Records
-*-

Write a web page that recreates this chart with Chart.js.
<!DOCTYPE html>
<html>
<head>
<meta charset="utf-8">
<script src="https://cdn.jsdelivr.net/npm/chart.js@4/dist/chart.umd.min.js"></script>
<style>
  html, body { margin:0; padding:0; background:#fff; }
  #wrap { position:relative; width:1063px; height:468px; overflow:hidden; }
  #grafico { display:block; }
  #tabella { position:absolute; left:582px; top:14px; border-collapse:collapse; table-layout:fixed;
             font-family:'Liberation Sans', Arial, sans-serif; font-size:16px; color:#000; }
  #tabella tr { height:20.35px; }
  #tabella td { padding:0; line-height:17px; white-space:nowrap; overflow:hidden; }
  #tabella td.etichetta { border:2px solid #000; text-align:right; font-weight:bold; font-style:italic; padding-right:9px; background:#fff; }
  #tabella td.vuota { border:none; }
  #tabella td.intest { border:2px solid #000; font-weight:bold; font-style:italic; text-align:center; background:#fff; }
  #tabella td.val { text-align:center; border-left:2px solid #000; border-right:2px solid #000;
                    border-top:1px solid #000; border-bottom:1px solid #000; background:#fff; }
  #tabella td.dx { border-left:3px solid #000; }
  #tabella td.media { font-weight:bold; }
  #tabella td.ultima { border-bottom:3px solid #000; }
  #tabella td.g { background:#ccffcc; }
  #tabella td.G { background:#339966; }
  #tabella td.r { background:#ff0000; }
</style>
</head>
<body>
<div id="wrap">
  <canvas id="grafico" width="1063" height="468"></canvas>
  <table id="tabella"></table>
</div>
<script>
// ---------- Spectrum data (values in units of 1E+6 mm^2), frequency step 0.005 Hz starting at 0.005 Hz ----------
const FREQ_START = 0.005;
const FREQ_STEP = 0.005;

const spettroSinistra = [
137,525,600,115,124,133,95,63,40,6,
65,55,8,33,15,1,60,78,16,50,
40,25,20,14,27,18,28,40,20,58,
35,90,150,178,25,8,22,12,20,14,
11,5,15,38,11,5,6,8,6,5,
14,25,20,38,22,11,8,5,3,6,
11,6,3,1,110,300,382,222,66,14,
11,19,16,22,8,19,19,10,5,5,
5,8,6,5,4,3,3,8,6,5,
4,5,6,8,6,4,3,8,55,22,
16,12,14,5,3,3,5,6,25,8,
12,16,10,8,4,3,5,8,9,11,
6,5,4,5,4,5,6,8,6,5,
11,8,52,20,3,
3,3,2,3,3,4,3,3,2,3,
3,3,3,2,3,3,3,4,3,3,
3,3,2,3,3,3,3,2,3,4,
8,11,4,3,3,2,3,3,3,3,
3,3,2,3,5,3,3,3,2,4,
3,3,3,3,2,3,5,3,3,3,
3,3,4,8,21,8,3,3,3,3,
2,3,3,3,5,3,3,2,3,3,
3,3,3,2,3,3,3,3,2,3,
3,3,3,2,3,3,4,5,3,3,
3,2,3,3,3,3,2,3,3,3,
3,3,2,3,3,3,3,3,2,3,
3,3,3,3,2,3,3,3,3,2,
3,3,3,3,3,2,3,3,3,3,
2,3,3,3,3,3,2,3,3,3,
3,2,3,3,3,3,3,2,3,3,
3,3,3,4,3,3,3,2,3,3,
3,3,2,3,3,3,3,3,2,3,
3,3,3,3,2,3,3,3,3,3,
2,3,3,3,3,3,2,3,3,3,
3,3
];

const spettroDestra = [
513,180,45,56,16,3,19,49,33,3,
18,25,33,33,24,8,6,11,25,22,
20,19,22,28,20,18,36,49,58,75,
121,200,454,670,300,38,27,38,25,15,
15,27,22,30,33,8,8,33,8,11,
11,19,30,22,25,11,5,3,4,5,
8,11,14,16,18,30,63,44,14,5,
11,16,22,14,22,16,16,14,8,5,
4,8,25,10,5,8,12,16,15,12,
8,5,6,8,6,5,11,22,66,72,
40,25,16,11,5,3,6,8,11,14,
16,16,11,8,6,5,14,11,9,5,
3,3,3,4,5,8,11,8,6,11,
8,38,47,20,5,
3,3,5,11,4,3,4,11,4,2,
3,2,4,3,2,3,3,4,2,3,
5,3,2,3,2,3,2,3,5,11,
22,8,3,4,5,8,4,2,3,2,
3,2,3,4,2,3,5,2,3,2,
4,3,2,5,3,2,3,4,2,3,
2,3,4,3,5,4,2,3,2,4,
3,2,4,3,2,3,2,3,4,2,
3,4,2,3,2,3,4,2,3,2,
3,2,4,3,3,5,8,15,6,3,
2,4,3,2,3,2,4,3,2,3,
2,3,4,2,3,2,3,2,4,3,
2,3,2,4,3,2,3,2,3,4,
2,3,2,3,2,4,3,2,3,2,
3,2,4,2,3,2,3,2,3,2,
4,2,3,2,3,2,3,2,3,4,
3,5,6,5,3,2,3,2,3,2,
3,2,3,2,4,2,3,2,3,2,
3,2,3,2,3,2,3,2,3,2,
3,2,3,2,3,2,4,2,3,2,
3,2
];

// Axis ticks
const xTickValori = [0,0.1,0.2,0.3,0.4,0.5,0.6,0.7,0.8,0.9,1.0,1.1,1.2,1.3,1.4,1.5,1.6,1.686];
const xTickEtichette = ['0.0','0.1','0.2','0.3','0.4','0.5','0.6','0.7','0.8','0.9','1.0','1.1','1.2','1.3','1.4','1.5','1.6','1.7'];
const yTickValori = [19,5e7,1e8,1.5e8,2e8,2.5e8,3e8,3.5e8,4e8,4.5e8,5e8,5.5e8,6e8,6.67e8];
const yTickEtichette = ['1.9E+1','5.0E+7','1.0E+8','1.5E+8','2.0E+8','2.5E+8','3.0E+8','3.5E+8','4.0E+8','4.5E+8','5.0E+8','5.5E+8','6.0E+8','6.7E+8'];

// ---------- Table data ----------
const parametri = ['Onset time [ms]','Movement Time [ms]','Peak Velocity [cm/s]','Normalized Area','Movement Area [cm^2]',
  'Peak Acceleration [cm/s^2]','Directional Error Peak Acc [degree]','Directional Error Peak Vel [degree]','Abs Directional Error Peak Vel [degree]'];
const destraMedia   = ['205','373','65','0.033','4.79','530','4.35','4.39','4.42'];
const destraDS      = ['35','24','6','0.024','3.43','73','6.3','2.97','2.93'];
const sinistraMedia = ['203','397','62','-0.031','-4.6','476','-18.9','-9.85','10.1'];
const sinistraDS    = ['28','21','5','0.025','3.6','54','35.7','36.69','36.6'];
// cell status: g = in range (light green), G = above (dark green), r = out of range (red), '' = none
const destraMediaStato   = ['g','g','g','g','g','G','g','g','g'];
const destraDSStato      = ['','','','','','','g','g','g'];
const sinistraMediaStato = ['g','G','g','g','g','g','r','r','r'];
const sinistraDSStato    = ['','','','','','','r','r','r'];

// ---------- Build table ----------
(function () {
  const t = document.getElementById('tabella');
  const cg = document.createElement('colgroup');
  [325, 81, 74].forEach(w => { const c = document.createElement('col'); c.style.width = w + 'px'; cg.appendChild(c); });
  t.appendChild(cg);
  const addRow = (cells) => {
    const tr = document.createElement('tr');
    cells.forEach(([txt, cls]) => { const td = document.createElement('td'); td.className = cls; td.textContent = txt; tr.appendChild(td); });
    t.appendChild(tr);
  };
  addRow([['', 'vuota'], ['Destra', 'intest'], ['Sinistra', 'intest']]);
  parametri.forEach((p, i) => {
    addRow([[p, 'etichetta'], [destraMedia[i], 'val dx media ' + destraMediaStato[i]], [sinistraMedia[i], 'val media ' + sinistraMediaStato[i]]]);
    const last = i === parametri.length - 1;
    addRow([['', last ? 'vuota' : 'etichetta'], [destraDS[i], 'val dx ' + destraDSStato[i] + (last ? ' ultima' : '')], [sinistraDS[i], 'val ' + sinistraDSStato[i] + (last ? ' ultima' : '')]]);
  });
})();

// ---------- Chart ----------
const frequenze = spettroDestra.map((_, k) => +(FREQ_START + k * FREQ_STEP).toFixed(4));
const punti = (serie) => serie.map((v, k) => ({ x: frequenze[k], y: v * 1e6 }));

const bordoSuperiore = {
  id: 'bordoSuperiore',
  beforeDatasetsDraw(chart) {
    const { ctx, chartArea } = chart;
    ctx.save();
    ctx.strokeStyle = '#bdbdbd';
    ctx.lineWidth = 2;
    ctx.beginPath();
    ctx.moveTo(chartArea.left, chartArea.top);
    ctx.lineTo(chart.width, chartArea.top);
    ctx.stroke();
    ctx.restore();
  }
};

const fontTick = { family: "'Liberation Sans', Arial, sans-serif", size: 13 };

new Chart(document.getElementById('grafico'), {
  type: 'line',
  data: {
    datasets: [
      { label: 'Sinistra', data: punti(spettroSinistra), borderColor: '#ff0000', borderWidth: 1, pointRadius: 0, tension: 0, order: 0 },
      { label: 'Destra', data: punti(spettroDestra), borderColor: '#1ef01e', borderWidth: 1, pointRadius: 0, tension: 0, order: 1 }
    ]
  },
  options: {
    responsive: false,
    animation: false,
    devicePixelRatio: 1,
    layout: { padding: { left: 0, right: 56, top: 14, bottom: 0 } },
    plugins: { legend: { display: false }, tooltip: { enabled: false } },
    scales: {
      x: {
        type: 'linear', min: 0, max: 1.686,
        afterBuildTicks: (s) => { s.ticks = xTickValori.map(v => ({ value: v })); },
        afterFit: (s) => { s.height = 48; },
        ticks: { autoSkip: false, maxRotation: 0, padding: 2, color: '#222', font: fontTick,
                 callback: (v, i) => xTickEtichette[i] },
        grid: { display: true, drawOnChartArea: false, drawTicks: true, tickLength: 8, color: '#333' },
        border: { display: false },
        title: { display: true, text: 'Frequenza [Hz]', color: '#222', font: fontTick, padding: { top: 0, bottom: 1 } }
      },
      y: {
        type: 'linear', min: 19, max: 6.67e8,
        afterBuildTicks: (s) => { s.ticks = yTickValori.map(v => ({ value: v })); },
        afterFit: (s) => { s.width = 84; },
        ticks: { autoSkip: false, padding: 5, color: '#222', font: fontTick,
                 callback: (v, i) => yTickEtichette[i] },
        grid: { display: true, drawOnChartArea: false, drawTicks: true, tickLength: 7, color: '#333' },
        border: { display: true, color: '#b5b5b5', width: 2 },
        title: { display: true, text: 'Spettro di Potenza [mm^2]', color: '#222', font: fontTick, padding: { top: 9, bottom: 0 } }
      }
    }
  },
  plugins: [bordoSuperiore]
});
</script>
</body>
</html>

-*-

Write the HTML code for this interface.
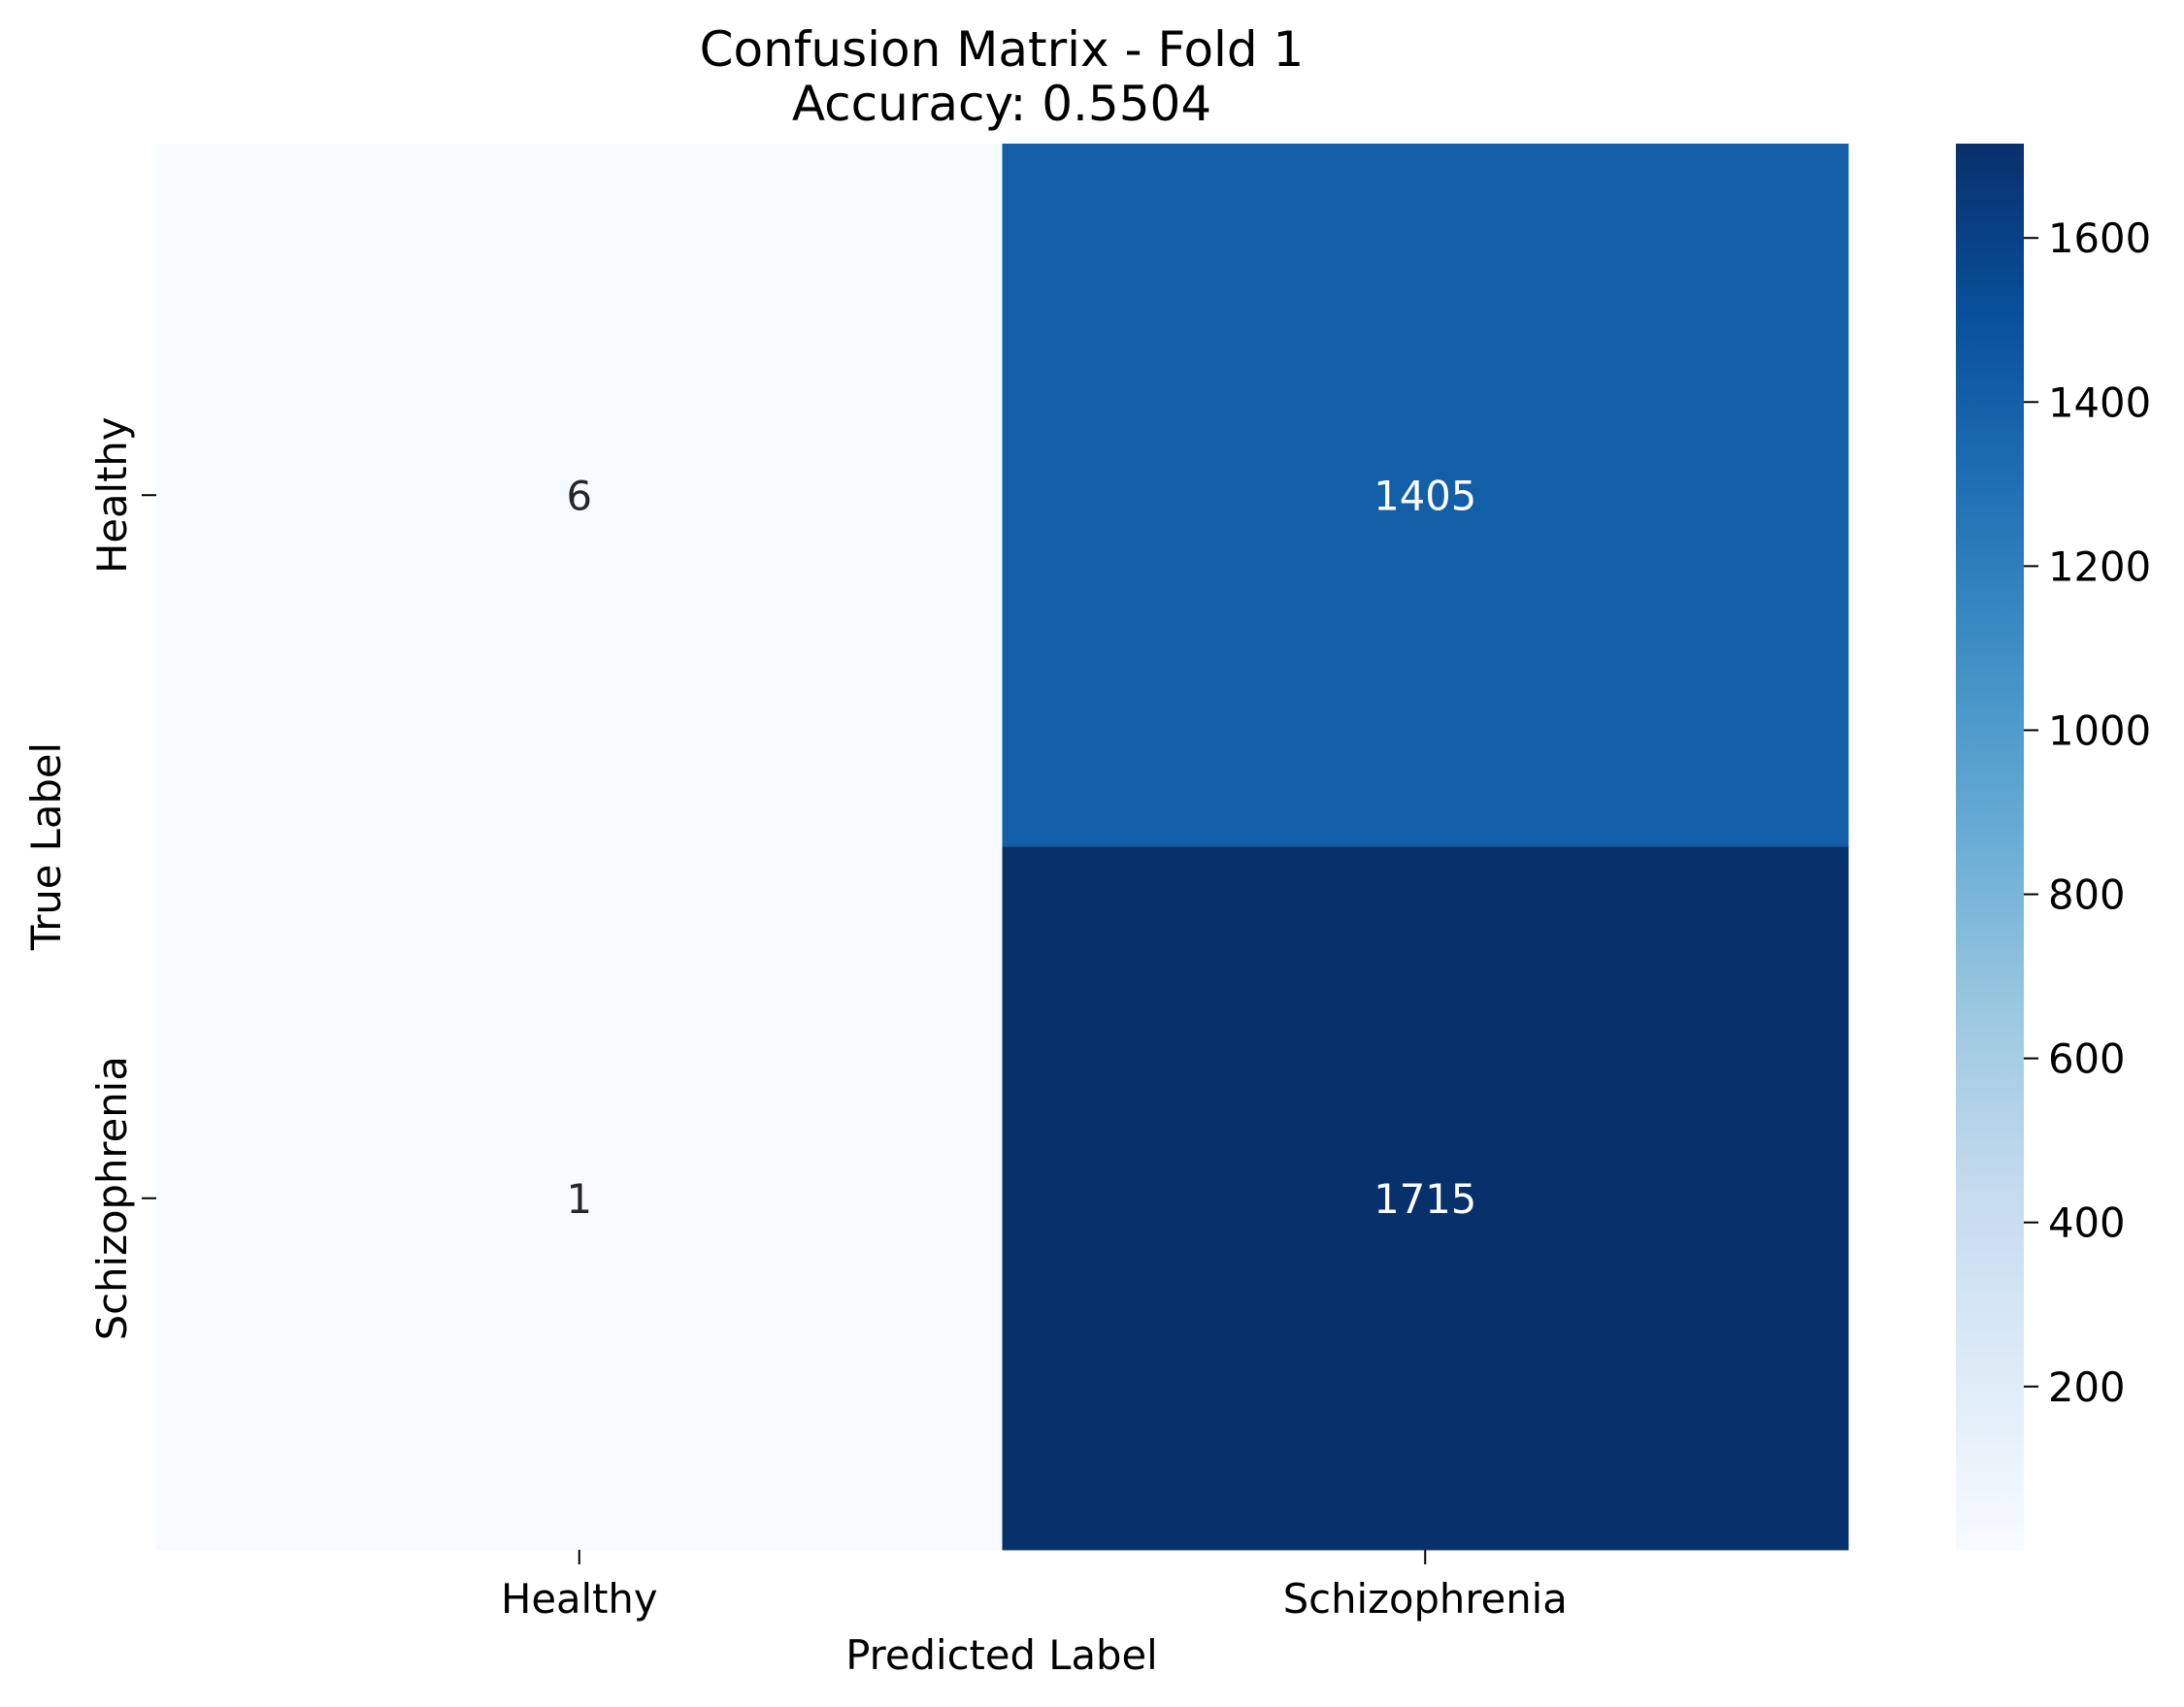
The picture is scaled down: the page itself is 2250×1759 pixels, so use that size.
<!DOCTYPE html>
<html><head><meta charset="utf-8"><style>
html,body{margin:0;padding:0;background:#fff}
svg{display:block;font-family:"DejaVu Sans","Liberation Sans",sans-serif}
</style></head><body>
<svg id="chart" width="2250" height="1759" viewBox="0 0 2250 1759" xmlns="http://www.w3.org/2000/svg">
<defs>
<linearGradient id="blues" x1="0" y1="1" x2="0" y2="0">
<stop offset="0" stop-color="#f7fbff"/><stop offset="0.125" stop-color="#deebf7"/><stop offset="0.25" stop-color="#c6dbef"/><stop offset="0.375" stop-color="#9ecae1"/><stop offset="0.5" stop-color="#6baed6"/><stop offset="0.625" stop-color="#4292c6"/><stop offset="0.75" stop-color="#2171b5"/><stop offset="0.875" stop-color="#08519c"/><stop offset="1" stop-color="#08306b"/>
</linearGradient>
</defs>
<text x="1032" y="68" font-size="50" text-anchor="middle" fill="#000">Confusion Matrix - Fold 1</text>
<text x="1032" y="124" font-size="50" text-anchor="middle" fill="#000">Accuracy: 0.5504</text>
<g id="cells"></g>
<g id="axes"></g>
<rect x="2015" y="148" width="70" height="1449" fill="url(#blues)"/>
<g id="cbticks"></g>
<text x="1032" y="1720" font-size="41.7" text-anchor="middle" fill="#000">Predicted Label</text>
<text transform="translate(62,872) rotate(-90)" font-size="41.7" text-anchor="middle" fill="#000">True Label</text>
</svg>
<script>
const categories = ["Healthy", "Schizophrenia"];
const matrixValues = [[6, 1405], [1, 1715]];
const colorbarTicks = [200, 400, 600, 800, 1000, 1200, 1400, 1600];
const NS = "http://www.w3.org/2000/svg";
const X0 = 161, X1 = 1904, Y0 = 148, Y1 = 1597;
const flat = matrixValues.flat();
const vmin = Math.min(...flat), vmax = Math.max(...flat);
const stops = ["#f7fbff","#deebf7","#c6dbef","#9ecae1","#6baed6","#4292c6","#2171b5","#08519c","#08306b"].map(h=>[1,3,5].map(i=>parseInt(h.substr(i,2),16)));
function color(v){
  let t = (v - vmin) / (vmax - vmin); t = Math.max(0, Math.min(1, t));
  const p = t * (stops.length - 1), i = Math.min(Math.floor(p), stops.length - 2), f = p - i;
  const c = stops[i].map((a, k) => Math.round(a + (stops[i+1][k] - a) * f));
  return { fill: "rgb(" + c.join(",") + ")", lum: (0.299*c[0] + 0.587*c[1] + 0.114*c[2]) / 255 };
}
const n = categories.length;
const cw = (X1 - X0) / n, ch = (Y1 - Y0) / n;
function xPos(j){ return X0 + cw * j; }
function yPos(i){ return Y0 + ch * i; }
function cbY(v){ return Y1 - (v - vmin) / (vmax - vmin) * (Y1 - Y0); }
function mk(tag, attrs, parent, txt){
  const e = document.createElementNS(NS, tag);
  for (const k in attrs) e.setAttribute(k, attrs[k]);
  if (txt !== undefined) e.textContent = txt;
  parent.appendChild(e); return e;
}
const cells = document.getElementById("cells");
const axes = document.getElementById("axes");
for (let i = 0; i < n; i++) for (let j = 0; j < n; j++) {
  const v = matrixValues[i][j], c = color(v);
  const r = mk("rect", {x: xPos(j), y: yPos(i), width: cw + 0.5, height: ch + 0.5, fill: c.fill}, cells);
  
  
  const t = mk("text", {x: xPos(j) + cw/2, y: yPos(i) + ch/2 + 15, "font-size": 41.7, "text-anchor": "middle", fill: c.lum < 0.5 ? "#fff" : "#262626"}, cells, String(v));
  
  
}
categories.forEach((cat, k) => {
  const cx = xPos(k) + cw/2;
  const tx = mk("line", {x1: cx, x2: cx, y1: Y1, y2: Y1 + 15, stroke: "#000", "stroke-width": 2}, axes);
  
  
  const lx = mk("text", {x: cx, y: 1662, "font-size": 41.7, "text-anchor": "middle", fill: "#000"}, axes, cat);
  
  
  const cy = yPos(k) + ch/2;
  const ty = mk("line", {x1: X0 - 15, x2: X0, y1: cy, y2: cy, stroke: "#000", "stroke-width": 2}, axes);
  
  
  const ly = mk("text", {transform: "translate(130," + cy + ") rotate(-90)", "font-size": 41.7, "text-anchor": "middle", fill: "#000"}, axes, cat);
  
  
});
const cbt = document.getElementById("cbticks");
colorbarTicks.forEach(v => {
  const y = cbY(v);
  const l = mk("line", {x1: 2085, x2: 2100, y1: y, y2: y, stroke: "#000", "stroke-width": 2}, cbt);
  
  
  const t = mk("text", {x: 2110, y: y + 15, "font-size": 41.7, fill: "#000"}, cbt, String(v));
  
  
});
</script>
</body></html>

-*-

→ Set task:
Find how many lines of the material carry the string "that". Only the number should be in the answer.

→ Complete response:
2